## begin Data extract

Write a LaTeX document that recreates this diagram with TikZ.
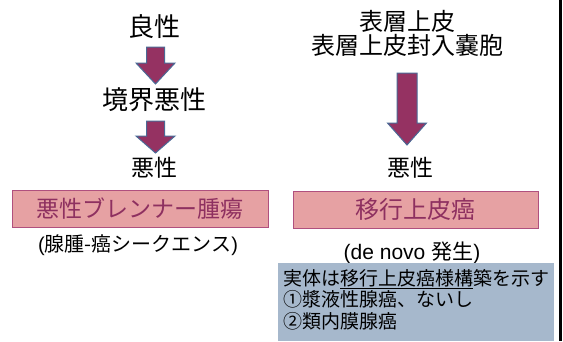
\documentclass[tikz,border=0pt]{standalone}
\usepackage{fontspec}
\setmainfont{Liberation Sans}
\newfontfamily\jp{Noto Sans CJK JP}
\definecolor{arrowfill}{HTML}{953262}
\definecolor{arrowline}{HTML}{4A6A96}
\definecolor{pinkfill}{HTML}{E6A1A3}
\definecolor{pinkline}{HTML}{B0507E}
\definecolor{pinktext}{HTML}{8E3060}
\definecolor{bluefill}{HTML}{A6B8CC}
\newcommand{\fs}[1]{\fontsize{#1}{#1}\selectfont}
\newcommand{\blockarrow}[5]{% center x, half shaft, top, head base, tip
  \filldraw[blockarr] (#1-#2,#3) -- (#1+#2,#3) -- (#1+#2,#4) -- (#1+19.5,#4)
    -- (#1,#5) -- (#1-19.5,#4) -- (#1-#2,#4) -- cycle;}
\tikzset{
  blockarr/.style={fill=arrowfill,draw=arrowline,line width=1pt,line join=miter},
  lbl/.style={inner sep=0pt,text=black},
  pinkbox/.style={draw=pinkline,fill=pinkfill,line width=1pt,text=pinktext,inner sep=0pt},
  bluebox/.style={fill=bluefill,inner sep=0pt}
}
\begin{document}
\begin{tikzpicture}[x=1pt,y=-1pt]
\useasboundingbox (0,0) rectangle (563,341);
\fill[white] (0,0) rectangle (563,341);
% left column
\node[lbl,font=\jp\fs{26}] (benign) at (154,27) {良性};
\blockarrow{155.5}{9}{47}{63}{84}
\node[lbl,font=\jp\fs{26}] (border) at (154,100) {境界悪性};
\blockarrow{155.5}{9}{121}{136}{153}
\node[lbl,font=\jp\fs{23}] (mal1) at (154,168) {悪性};
\node[pinkbox,minimum width=256pt,minimum height=37pt,font=\jp\fs{23}] (brenner) at (140,208.5) {悪性ブレンナー腫瘍};
\node[lbl,font=\fs{20}] (seq) at (138,245) {({\jp 腺腫-癌シークエンス})};
% right column
\node[lbl,align=center,font=\jp\fontsize{24}{24}\selectfont] (surf) at (407,33) {表層上皮\\表層上皮封入嚢胞};
\blockarrow{407}{10}{73}{123}{145}
\node[lbl,font=\jp\fs{23}] (mal2) at (410,168) {悪性};
\node[pinkbox,minimum width=245pt,minimum height=37pt,font=\jp\fs{24}] (tcc) at (415.5,209.5) {移行上皮癌};
\node[lbl,font=\fs{21}] (denovo) at (412,253) {(de novo {\jp 発生})};
\node[bluebox,anchor=north west,minimum width=276pt,minimum height=78pt] (note) at (278,263) {};
\node[lbl,anchor=west,align=left,font=\jp\fontsize{19}{21.5}\selectfont] (notetext) at (283,299.5)
  {実体は\underline{移行上皮癌様構}築を示す\\①漿液性腺癌、ないし\\②類内膜腺癌};
% right edge line
\draw[line width=3pt,black] (560,0) -- (560,341);
\end{tikzpicture}
\end{document}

## end Data extract

**Exercise directions:**
Restate the entire listing word for word, excluding pictures.

**Response to this task:**
Write a LaTeX document that recreates this diagram with TikZ.
\documentclass[tikz,border=0pt]{standalone}
\usepackage{fontspec}
\setmainfont{Liberation Sans}
\newfontfamily\jp{Noto Sans CJK JP}
\definecolor{arrowfill}{HTML}{953262}
\definecolor{arrowline}{HTML}{4A6A96}
\definecolor{pinkfill}{HTML}{E6A1A3}
\definecolor{pinkline}{HTML}{B0507E}
\definecolor{pinktext}{HTML}{8E3060}
\definecolor{bluefill}{HTML}{A6B8CC}
\newcommand{\fs}[1]{\fontsize{#1}{#1}\selectfont}
\newcommand{\blockarrow}[5]{% center x, half shaft, top, head base, tip
  \filldraw[blockarr] (#1-#2,#3) -- (#1+#2,#3) -- (#1+#2,#4) -- (#1+19.5,#4)
    -- (#1,#5) -- (#1-19.5,#4) -- (#1-#2,#4) -- cycle;}
\tikzset{
  blockarr/.style={fill=arrowfill,draw=arrowline,line width=1pt,line join=miter},
  lbl/.style={inner sep=0pt,text=black},
  pinkbox/.style={draw=pinkline,fill=pinkfill,line width=1pt,text=pinktext,inner sep=0pt},
  bluebox/.style={fill=bluefill,inner sep=0pt}
}
\begin{document}
\begin{tikzpicture}[x=1pt,y=-1pt]
\useasboundingbox (0,0) rectangle (563,341);
\fill[white] (0,0) rectangle (563,341);
% left column
\node[lbl,font=\jp\fs{26}] (benign) at (154,27) {良性};
\blockarrow{155.5}{9}{47}{63}{84}
\node[lbl,font=\jp\fs{26}] (border) at (154,100) {境界悪性};
\blockarrow{155.5}{9}{121}{136}{153}
\node[lbl,font=\jp\fs{23}] (mal1) at (154,168) {悪性};
\node[pinkbox,minimum width=256pt,minimum height=37pt,font=\jp\fs{23}] (brenner) at (140,208.5) {悪性ブレンナー腫瘍};
\node[lbl,font=\fs{20}] (seq) at (138,245) {({\jp 腺腫-癌シークエンス})};
% right column
\node[lbl,align=center,font=\jp\fontsize{24}{24}\selectfont] (surf) at (407,33) {表層上皮\\表層上皮封入嚢胞};
\blockarrow{407}{10}{73}{123}{145}
\node[lbl,font=\jp\fs{23}] (mal2) at (410,168) {悪性};
\node[pinkbox,minimum width=245pt,minimum height=37pt,font=\jp\fs{24}] (tcc) at (415.5,209.5) {移行上皮癌};
\node[lbl,font=\fs{21}] (denovo) at (412,253) {(de novo {\jp 発生})};
\node[bluebox,anchor=north west,minimum width=276pt,minimum height=78pt] (note) at (278,263) {};
\node[lbl,anchor=west,align=left,font=\jp\fontsize{19}{21.5}\selectfont] (notetext) at (283,299.5)
  {実体は\underline{移行上皮癌様構}築を示す\\①漿液性腺癌、ないし\\②類内膜腺癌};
% right edge line
\draw[line width=3pt,black] (560,0) -- (560,341);
\end{tikzpicture}
\end{document}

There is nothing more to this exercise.